Located on Fourth Lake, which is set midway in the Fulton Chain of Lakes, Alger Island has 15 lakefront campsites with thick forest cover and stunning views. Some sites have lean-to shelters, but each campsite has a picnic table, fire pit, and enclosed pit toilet. Alger Island is within paddling distance of shore, though motorboats are welcome, too. Fourth Lake is several miles long and fairly deep throughout, providing ample conditions for waterskiing and other motorized watersports. The Fulton Chain Lakes are popular for fishing too, thanks to a healthy population of bass, trout, and landlocked Atlantic salmon. Although there’s plenty to keep you busy on the lake, hiking up to nearby Bald Mountain’s fire tower is grants sweeping views over Alger Island and the surrounding lakes.

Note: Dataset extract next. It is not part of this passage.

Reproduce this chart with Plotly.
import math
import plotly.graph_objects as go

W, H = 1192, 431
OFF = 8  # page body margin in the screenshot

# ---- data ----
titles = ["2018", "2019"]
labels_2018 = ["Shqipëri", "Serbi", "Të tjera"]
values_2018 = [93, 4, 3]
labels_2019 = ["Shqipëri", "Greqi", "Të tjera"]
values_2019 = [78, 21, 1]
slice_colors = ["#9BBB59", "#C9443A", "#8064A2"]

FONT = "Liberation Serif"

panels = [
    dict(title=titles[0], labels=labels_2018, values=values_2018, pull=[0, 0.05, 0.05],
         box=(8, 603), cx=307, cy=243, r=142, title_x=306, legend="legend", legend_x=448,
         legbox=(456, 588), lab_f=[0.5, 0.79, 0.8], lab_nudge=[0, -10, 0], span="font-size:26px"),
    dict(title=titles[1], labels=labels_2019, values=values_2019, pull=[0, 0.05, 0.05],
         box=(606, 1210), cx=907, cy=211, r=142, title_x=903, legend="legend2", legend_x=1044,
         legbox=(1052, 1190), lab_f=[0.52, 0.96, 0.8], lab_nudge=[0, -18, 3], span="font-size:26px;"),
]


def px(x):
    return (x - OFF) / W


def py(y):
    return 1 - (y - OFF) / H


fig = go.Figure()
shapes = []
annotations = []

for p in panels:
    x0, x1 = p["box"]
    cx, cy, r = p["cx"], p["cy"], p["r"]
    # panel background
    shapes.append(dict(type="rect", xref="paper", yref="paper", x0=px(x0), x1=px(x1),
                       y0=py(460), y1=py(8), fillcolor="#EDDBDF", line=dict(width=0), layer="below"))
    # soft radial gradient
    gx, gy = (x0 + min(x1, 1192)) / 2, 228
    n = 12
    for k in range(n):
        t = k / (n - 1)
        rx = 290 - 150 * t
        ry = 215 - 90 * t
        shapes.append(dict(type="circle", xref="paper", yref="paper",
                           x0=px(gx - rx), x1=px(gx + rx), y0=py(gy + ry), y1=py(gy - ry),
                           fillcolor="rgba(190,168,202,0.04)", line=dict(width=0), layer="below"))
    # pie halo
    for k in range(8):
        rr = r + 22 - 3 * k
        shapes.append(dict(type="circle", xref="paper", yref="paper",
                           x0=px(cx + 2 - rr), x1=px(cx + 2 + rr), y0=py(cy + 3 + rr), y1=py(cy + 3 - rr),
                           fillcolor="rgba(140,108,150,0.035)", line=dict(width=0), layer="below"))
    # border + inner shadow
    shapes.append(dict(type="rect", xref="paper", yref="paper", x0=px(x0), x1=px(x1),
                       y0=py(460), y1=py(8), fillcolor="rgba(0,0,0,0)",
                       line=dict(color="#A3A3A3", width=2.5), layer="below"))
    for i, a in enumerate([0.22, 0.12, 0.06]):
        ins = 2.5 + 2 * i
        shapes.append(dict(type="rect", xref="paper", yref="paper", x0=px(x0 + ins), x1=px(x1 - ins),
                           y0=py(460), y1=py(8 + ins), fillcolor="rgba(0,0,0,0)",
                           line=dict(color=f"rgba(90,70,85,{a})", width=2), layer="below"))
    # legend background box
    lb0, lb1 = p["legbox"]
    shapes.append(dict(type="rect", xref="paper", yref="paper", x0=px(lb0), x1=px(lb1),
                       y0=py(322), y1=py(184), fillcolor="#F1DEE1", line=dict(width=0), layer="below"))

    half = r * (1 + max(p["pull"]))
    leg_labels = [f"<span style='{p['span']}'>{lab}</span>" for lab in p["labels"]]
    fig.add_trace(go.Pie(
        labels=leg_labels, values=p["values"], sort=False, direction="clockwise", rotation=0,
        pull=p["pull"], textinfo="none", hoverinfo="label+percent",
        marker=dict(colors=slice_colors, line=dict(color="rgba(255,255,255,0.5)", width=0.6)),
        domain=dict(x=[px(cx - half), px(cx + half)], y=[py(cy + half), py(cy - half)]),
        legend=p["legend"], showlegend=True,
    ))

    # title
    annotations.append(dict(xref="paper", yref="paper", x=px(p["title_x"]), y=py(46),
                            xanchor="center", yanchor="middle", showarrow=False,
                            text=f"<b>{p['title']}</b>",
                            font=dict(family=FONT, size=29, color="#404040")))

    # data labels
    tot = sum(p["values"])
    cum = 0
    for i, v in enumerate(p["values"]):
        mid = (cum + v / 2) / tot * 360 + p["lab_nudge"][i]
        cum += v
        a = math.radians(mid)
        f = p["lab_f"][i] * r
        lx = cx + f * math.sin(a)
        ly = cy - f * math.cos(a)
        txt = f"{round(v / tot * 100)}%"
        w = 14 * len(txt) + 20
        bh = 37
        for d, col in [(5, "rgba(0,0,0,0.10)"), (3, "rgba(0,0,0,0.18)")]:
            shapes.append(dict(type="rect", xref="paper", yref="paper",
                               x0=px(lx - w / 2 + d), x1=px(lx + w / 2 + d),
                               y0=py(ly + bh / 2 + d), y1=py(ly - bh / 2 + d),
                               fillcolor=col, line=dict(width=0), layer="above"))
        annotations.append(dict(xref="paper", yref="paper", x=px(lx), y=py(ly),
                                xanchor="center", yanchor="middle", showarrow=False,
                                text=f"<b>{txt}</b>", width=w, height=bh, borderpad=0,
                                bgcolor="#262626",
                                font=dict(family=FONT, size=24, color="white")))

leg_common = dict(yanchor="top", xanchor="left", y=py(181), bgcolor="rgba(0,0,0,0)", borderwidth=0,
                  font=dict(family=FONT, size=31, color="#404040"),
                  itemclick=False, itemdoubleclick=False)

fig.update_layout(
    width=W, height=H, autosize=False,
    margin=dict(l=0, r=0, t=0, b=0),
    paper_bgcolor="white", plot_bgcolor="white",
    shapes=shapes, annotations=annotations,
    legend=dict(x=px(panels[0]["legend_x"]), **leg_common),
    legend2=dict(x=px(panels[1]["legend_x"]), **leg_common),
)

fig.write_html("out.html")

Cranberry Lake is a bit out of the way even for the Adirondacks. The state-managed Cranberry Lake campground lines the lake’s northern bay and totals 165 sites. For more immersion in nature, campers can venture up to camp at the lean-to on nearby Bear Mountain. The 2,142-foot peak presents excellent views over Cranberry Lake—the Adirondacks' third largest body of water. Alternatively, campers can choose from 46 marked tent sites along hiking trails throughout Cranberry Lake Wild Forest and on Joe Indian Island.